En 1887, le comte de Paris rachète York House à Twickenham, où il est né, et loue le gigantesque et magnifique château de Stowe, où il meurt en 1894. En 1900, alors que l’Angleterre est engagée dans la guerre des Boers en Afrique du Sud, une caricature est publiée dans Paris Rire montrant le président Kruger mettre une fessée à la reine Victoria. Le nouveau chef de la Maison de France, le duc d’Orléans, est favorable aux Sud-africains et envoie une lettre de félicitations à Adolphe Willette, l’auteur de la caricature. Une crise diplomatique est née. Le geste indélicat du duc est universellement condamné comme un manque de respect envers son hôte qui lui accorde l’asile. Il perd ses entrées dans les clubs londoniens et doit se faire oublier. 

Au moment de la mort de la reine Victoria en janvier 1901, Edward VII continue à accorder l’asile aux Orléans.

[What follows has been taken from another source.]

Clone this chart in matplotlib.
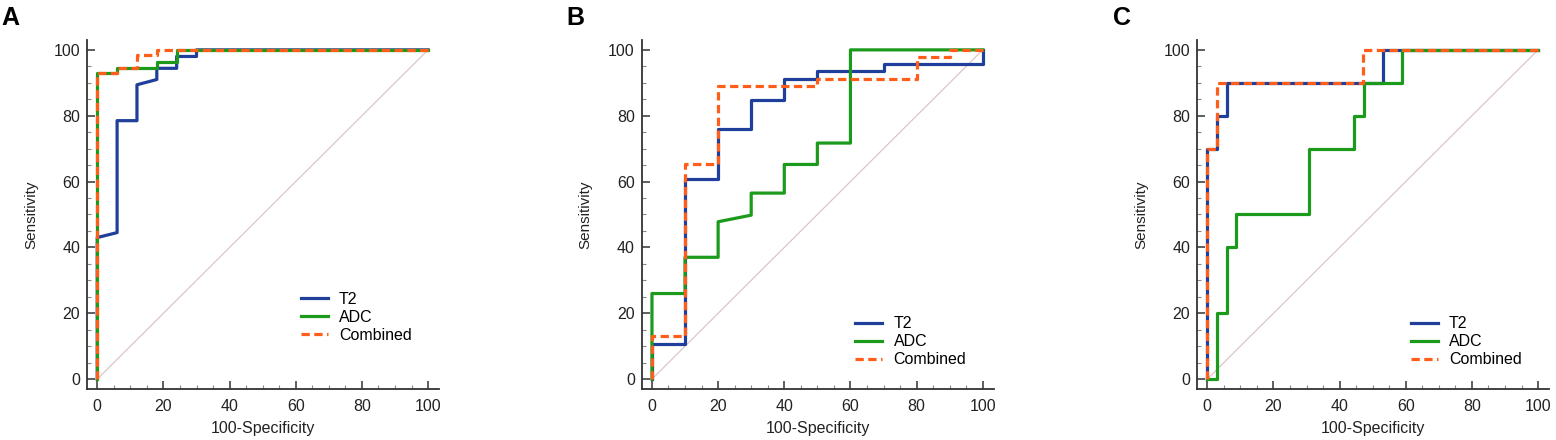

Mais pour ne pas froisser la France, un pays avec qui le nouveau roi est désireux de se rapprocher officiellement, les Orléans ne sont pas invités aux funérailles de la défunte reine le 4 février 1901. Neuf ans plus tard, c’est au tour d’Edward VII de disparaître. Pour ses funérailles, le duc d’Orléans représente alors les Français royalistes.

Les Orléans demeurent à Twickenham jusqu’en 1912, date à laquelle le duc d’Orléans déménage en Belgique. En 1910, c’est au tour de Manuel II de Portugal, petit-fils du comte de Paris, de s’exiler à Twickenham après avoir perdu son trône. Il s’installe avec sa mère Marie-Amélie là où ont toujours vécu les membres de sa famille jusqu’à sa mort en 1932. 

 

La vie des Orléans en Angleterre oscille entre espoir, déception, malheurs, bonheurs et amitiés. Cinq générations se sont succédées sur les terres de la reine Victoria pour représenter une famille qui compte dans la haute société européenne, même après la chute de la Monarchie de Juillet. Victoria s’impose telle une amie dévouée, attentionnée et protectrice pour tous les membres de la dernière famille royale de France. Preuve ultime de son amitié envers eux, elle dessine plusieurs d’entre eux et commande des portraits miniatures à William Charles Bell. De la vie des Orléans en Angleterre, il reste des monuments qui figurent comme les vestiges d’une vie tourmentée, loin de leur véritable patrie.